┏━━
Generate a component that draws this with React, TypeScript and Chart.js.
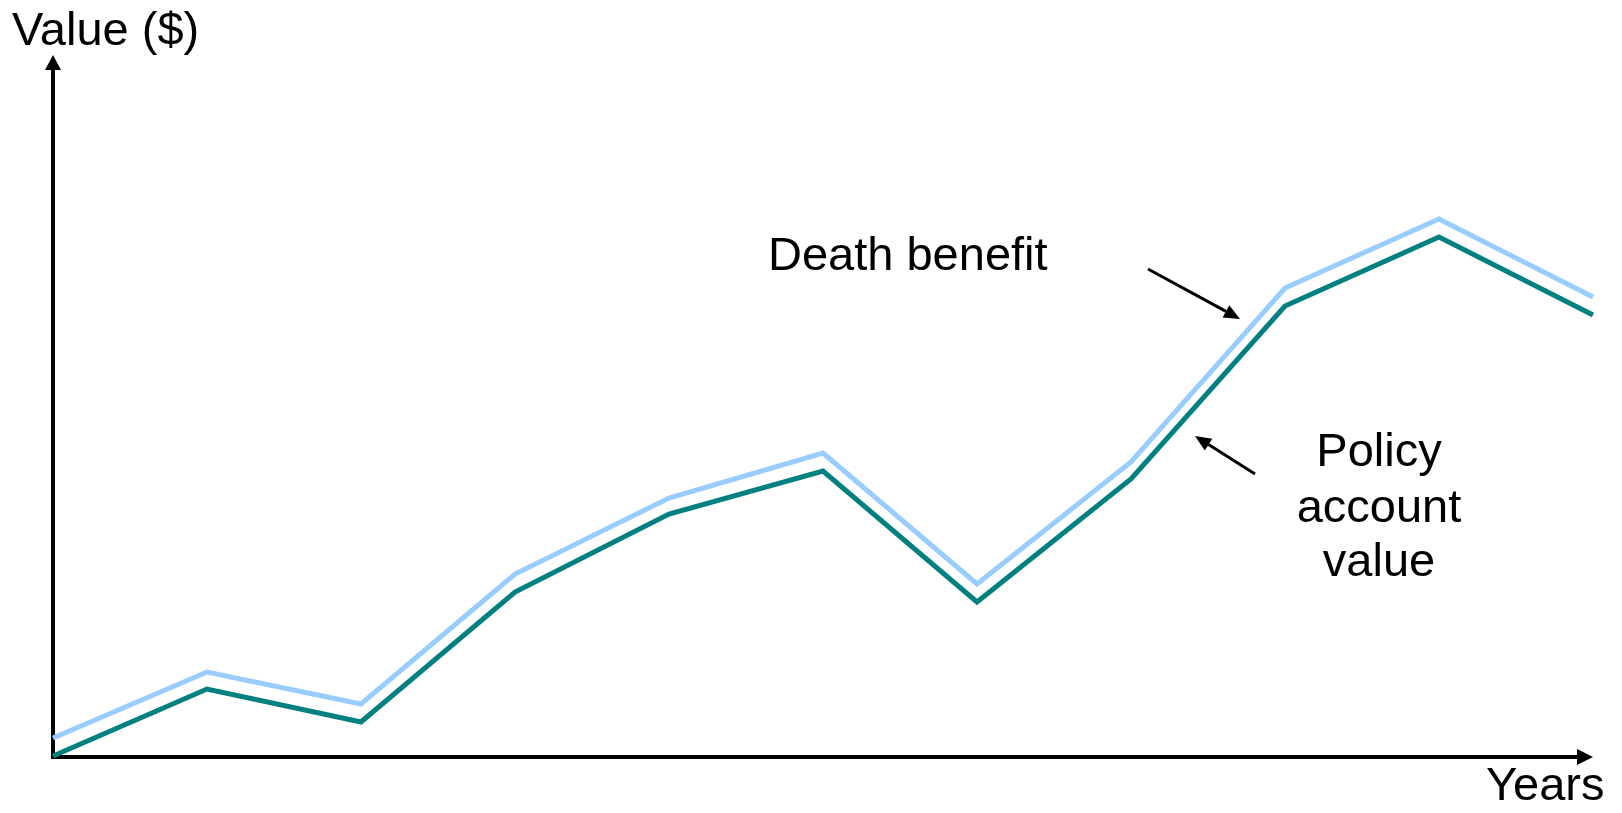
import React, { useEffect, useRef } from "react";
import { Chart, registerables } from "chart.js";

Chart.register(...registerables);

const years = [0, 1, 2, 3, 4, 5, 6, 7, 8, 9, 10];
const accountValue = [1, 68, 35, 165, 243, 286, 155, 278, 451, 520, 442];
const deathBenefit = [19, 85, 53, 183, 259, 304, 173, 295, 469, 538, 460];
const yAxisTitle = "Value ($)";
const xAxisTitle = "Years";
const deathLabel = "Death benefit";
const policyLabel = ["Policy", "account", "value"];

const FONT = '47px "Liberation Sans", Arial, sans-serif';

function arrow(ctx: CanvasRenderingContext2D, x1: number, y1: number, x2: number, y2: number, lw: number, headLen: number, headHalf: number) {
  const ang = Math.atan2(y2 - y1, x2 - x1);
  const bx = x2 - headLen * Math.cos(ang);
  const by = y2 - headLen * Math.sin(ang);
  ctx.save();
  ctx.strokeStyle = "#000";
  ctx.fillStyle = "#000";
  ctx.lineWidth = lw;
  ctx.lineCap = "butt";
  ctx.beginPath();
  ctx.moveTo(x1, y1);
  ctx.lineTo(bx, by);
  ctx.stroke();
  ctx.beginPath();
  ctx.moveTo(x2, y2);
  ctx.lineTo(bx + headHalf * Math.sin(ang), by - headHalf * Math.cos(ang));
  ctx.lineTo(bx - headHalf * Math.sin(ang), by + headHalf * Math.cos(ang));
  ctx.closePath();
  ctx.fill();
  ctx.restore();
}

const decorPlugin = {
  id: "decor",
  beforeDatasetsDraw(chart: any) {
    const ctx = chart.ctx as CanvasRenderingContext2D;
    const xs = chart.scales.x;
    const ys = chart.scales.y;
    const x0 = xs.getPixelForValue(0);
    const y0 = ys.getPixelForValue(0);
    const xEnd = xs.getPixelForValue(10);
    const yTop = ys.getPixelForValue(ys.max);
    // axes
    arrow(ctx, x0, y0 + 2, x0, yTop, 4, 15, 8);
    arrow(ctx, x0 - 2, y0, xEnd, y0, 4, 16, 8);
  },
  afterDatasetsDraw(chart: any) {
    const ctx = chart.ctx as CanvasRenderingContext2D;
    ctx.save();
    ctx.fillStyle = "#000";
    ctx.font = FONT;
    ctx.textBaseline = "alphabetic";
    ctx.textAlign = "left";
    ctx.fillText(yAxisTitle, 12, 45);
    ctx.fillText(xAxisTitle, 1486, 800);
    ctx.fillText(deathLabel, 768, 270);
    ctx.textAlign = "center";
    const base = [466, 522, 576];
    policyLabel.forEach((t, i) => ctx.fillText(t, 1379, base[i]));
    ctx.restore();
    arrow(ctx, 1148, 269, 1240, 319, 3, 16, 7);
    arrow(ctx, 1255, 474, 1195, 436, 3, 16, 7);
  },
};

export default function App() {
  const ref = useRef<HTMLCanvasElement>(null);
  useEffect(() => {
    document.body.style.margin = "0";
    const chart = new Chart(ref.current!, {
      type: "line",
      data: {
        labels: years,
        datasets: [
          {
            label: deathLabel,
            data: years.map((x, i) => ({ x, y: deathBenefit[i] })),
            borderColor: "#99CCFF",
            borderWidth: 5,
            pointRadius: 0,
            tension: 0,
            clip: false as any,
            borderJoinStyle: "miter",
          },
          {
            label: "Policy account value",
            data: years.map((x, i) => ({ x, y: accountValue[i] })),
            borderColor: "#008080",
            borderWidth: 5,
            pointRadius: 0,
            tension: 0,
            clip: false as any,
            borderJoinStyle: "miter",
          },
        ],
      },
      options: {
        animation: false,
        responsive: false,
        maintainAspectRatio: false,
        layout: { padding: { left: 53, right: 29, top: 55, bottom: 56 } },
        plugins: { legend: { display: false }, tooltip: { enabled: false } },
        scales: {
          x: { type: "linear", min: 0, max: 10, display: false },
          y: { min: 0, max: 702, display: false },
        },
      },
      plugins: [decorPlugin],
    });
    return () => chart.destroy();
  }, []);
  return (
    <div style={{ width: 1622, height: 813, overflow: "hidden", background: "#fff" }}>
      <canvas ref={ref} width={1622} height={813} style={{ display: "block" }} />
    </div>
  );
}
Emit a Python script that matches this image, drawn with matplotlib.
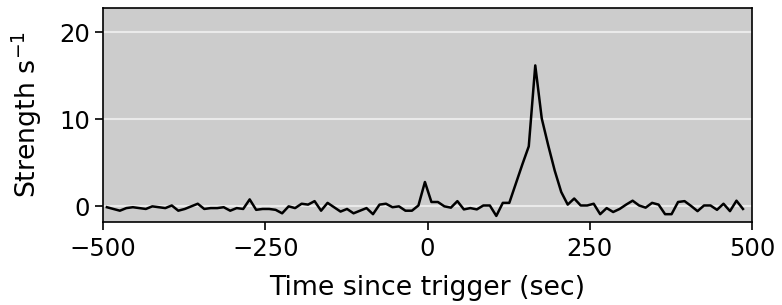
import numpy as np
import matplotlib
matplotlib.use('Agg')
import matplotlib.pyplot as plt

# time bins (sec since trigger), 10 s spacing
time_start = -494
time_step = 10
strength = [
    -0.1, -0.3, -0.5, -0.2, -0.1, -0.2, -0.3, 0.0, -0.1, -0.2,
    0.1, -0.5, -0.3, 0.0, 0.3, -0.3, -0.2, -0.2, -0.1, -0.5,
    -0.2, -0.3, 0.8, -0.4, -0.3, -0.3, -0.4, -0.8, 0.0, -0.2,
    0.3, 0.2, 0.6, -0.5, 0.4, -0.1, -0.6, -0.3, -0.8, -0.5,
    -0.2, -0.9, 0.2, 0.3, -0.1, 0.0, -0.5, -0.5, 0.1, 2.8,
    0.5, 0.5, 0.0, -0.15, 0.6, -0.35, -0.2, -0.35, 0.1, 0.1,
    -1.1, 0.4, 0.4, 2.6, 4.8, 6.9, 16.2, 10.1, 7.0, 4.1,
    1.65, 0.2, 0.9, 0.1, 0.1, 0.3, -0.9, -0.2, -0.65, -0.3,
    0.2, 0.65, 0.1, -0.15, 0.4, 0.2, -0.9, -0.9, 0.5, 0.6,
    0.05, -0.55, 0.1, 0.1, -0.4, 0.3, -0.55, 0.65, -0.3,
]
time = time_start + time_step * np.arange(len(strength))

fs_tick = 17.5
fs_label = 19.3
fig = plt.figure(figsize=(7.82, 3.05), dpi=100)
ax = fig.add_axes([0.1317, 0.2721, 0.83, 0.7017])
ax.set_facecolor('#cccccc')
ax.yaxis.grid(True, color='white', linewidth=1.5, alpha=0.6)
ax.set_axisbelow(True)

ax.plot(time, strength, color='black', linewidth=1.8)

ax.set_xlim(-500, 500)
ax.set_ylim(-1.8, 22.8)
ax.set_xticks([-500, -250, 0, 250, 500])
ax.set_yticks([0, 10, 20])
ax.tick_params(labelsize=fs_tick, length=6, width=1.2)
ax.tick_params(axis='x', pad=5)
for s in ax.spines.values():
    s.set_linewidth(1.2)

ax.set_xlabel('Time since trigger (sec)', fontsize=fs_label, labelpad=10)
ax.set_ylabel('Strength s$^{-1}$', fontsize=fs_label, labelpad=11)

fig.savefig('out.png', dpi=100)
┗━━
### DIRECTION
Transcribe the material exactly, and leave out whatever pictures it holds.

### EXERCISE OUTPUT
Generate a component that draws this with React, TypeScript and Chart.js.
import React, { useEffect, useRef } from "react";
import { Chart, registerables } from "chart.js";

Chart.register(...registerables);

const years = [0, 1, 2, 3, 4, 5, 6, 7, 8, 9, 10];
const accountValue = [1, 68, 35, 165, 243, 286, 155, 278, 451, 520, 442];
const deathBenefit = [19, 85, 53, 183, 259, 304, 173, 295, 469, 538, 460];
const yAxisTitle = "Value ($)";
const xAxisTitle = "Years";
const deathLabel = "Death benefit";
const policyLabel = ["Policy", "account", "value"];

const FONT = '47px "Liberation Sans", Arial, sans-serif';

function arrow(ctx: CanvasRenderingContext2D, x1: number, y1: number, x2: number, y2: number, lw: number, headLen: number, headHalf: number) {
  const ang = Math.atan2(y2 - y1, x2 - x1);
  const bx = x2 - headLen * Math.cos(ang);
  const by = y2 - headLen * Math.sin(ang);
  ctx.save();
  ctx.strokeStyle = "#000";
  ctx.fillStyle = "#000";
  ctx.lineWidth = lw;
  ctx.lineCap = "butt";
  ctx.beginPath();
  ctx.moveTo(x1, y1);
  ctx.lineTo(bx, by);
  ctx.stroke();
  ctx.beginPath();
  ctx.moveTo(x2, y2);
  ctx.lineTo(bx + headHalf * Math.sin(ang), by - headHalf * Math.cos(ang));
  ctx.lineTo(bx - headHalf * Math.sin(ang), by + headHalf * Math.cos(ang));
  ctx.closePath();
  ctx.fill();
  ctx.restore();
}

const decorPlugin = {
  id: "decor",
  beforeDatasetsDraw(chart: any) {
    const ctx = chart.ctx as CanvasRenderingContext2D;
    const xs = chart.scales.x;
    const ys = chart.scales.y;
    const x0 = xs.getPixelForValue(0);
    const y0 = ys.getPixelForValue(0);
    const xEnd = xs.getPixelForValue(10);
    const yTop = ys.getPixelForValue(ys.max);
    // axes
    arrow(ctx, x0, y0 + 2, x0, yTop, 4, 15, 8);
    arrow(ctx, x0 - 2, y0, xEnd, y0, 4, 16, 8);
  },
  afterDatasetsDraw(chart: any) {
    const ctx = chart.ctx as CanvasRenderingContext2D;
    ctx.save();
    ctx.fillStyle = "#000";
    ctx.font = FONT;
    ctx.textBaseline = "alphabetic";
    ctx.textAlign = "left";
    ctx.fillText(yAxisTitle, 12, 45);
    ctx.fillText(xAxisTitle, 1486, 800);
    ctx.fillText(deathLabel, 768, 270);
    ctx.textAlign = "center";
    const base = [466, 522, 576];
    policyLabel.forEach((t, i) => ctx.fillText(t, 1379, base[i]));
    ctx.restore();
    arrow(ctx, 1148, 269, 1240, 319, 3, 16, 7);
    arrow(ctx, 1255, 474, 1195, 436, 3, 16, 7);
  },
};

export default function App() {
  const ref = useRef<HTMLCanvasElement>(null);
  useEffect(() => {
    document.body.style.margin = "0";
    const chart = new Chart(ref.current!, {
      type: "line",
      data: {
        labels: years,
        datasets: [
          {
            label: deathLabel,
            data: years.map((x, i) => ({ x, y: deathBenefit[i] })),
            borderColor: "#99CCFF",
            borderWidth: 5,
            pointRadius: 0,
            tension: 0,
            clip: false as any,
            borderJoinStyle: "miter",
          },
          {
            label: "Policy account value",
            data: years.map((x, i) => ({ x, y: accountValue[i] })),
            borderColor: "#008080",
            borderWidth: 5,
            pointRadius: 0,
            tension: 0,
            clip: false as any,
            borderJoinStyle: "miter",
          },
        ],
      },
      options: {
        animation: false,
        responsive: false,
        maintainAspectRatio: false,
        layout: { padding: { left: 53, right: 29, top: 55, bottom: 56 } },
        plugins: { legend: { display: false }, tooltip: { enabled: false } },
        scales: {
          x: { type: "linear", min: 0, max: 10, display: false },
          y: { min: 0, max: 702, display: false },
        },
      },
      plugins: [decorPlugin],
    });
    return () => chart.destroy();
  }, []);
  return (
    <div style={{ width: 1622, height: 813, overflow: "hidden", background: "#fff" }}>
      <canvas ref={ref} width={1622} height={813} style={{ display: "block" }} />
    </div>
  );
}
Emit a Python script that matches this image, drawn with matplotlib.
import numpy as np
import matplotlib
matplotlib.use('Agg')
import matplotlib.pyplot as plt

# time bins (sec since trigger), 10 s spacing
time_start = -494
time_step = 10
strength = [
    -0.1, -0.3, -0.5, -0.2, -0.1, -0.2, -0.3, 0.0, -0.1, -0.2,
    0.1, -0.5, -0.3, 0.0, 0.3, -0.3, -0.2, -0.2, -0.1, -0.5,
    -0.2, -0.3, 0.8, -0.4, -0.3, -0.3, -0.4, -0.8, 0.0, -0.2,
    0.3, 0.2, 0.6, -0.5, 0.4, -0.1, -0.6, -0.3, -0.8, -0.5,
    -0.2, -0.9, 0.2, 0.3, -0.1, 0.0, -0.5, -0.5, 0.1, 2.8,
    0.5, 0.5, 0.0, -0.15, 0.6, -0.35, -0.2, -0.35, 0.1, 0.1,
    -1.1, 0.4, 0.4, 2.6, 4.8, 6.9, 16.2, 10.1, 7.0, 4.1,
    1.65, 0.2, 0.9, 0.1, 0.1, 0.3, -0.9, -0.2, -0.65, -0.3,
    0.2, 0.65, 0.1, -0.15, 0.4, 0.2, -0.9, -0.9, 0.5, 0.6,
    0.05, -0.55, 0.1, 0.1, -0.4, 0.3, -0.55, 0.65, -0.3,
]
time = time_start + time_step * np.arange(len(strength))

fs_tick = 17.5
fs_label = 19.3
fig = plt.figure(figsize=(7.82, 3.05), dpi=100)
ax = fig.add_axes([0.1317, 0.2721, 0.83, 0.7017])
ax.set_facecolor('#cccccc')
ax.yaxis.grid(True, color='white', linewidth=1.5, alpha=0.6)
ax.set_axisbelow(True)

ax.plot(time, strength, color='black', linewidth=1.8)

ax.set_xlim(-500, 500)
ax.set_ylim(-1.8, 22.8)
ax.set_xticks([-500, -250, 0, 250, 500])
ax.set_yticks([0, 10, 20])
ax.tick_params(labelsize=fs_tick, length=6, width=1.2)
ax.tick_params(axis='x', pad=5)
for s in ax.spines.values():
    s.set_linewidth(1.2)

ax.set_xlabel('Time since trigger (sec)', fontsize=fs_label, labelpad=10)
ax.set_ylabel('Strength s$^{-1}$', fontsize=fs_label, labelpad=11)

fig.savefig('out.png', dpi=100)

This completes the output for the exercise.